A new turn in resolving the Rohingya may be expected with the arrival of high-level delegates from Myanmar and the Association of South-East Asian Nations (ASEAN).
At the outset, a joint meetings of Repatriation Task Force or RTF of Bangladesh and Myanmar could take place to give the preparations of the much talked about Rohingya repatriation a new dimension.
According to officials, members of the delegations will begin their two-day visit to Rohingya camps in Cox's Bazar today (Saturday). During their visit, the delegates will meet and exchange views to learn about potential returnees from Muslim and Hindu Rohingya communities.
Besides this, they would also meet officials from Bangladeshi, the United Nations and international humanitarian agencies on refugee in a bid to address the disputes on the physical arrangement of repatriation.
There will be several meetings between Rohingyas and the delegates where the ASEAN Humanitarian Assistance, AHA will present its plan on Rohingya rehabilitation in Rakhine state in Myanmar.
“The high-level Myanmar delegation’s visit to Rohingya camps in Cox's Bazar will be motivational for Rohingyas, that will also project how Myanmar authority comes to resolve the crisis,” said Mohammad Abul Kalam, Refugee Relief and Repatriation Commissioner and also Chief of RTF Bangladesh.
He told Bangladesh Post, “The RTF of two countries is set to meet for the first time to discuss modalities of physical implementation of the Rohingya repatriation from Bangladesh. Myanmar officials will inform about their preparation for taking back their nationals. There is a possibility of an understanding among the parties on removing existing barriers to repatriation.”
Myanmar Foreign Affairs Permanent Secretary U Myint Thu will lead the delegation of officials from the Social Welfare Ministry and the Union Enterprise for Humanitarian Assistance, Resettlement and Development in Rakhine.
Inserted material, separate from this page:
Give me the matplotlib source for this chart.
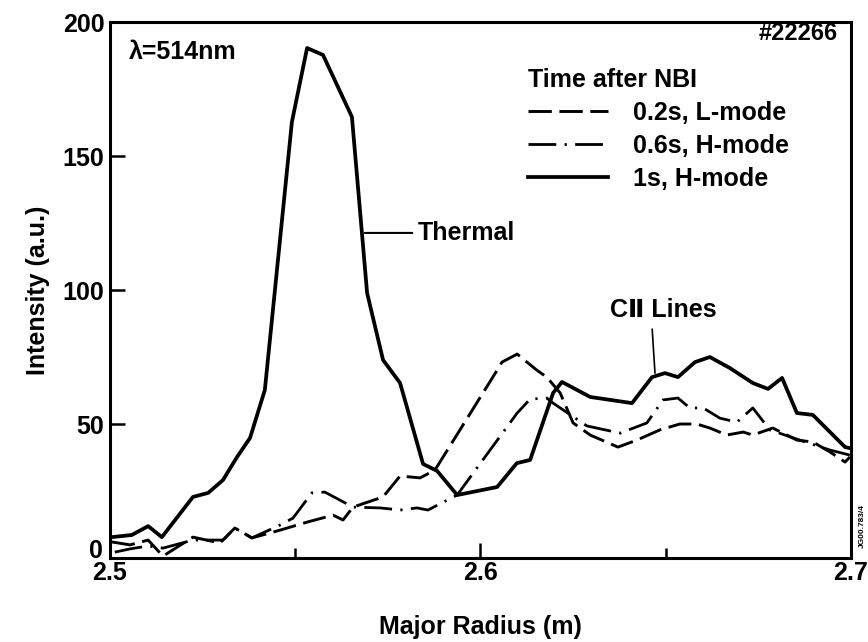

Among the 14-member delegation, 10 are from Myanmar and the rest are from ASEAN.
Foreign Minister Dr AK Abdul Momen on Thursday reiterated his hope that Myanmar will soon start taking back its nationals from Bangladesh as global pressure on the neighbouring country is mounting.
Myanmar and Bangladesh signed a repatriation deal in November 2017 and agreed that the first batch of 2251 refugees from northern Rakhine State would return to Myanmar on November 15, but the refugees refused to return over fears for their safety after returning.
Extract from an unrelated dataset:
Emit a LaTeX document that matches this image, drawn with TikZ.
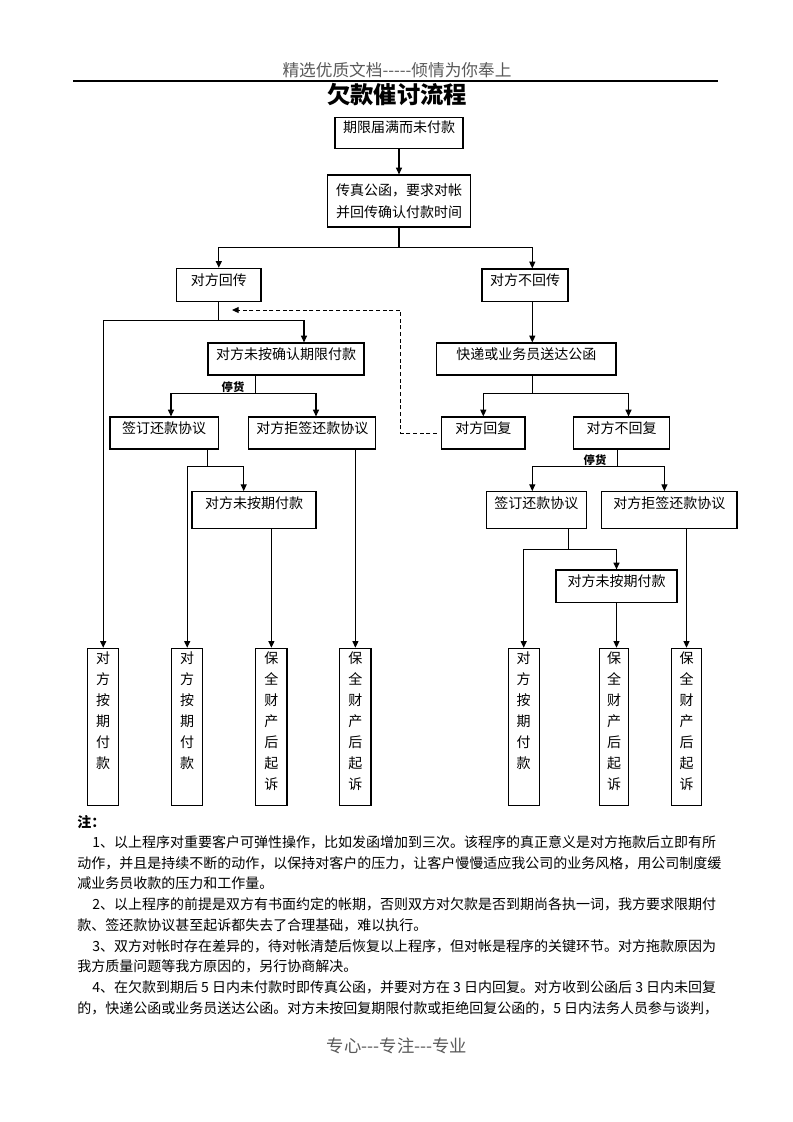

Despite Myanmar’s claim that it is ready to start repatriation but the country has made “minimal” preparations for the return of hundreds of thousands of Rohingyas, said an Australian think-tank after analyzing the satellite data which were collected very recently.
It is anticipated that the announcement of Rohingya repatriation will begin before the start of next United Nations General Assembly (UNGA) in September.
Ashraful Azad, Assistant Prof of International Relations told Bangladesh Post, “Presence of ASEAN delegation seems very promising and serious.”
He said that emphasis should be given on how the meeting's decisions will be implemented. The manner in which Myanmar is behaving. “It seems we need pressure from the ASEAN countries, China and India to achieve success.”
On Oct 2018, a 16-member Myanmar delegation led by Myanmar Foreign Secretary Myint Thu visited Ukhia’s Kutupalong Rohingya camps in Cox's Bazar. At that time they also talked with some Rohingya victims and had assured them that necessary measures would be taken. But Rohingyas were not convinced.
Apart from visiting Cox’s Bazar, the team will have a meeting with the foreign secretary in charge in Bangladesh and ASEAN and the ASEAN Coordinating Centre for Humanitarian Assistance team in Dhaka on Monday.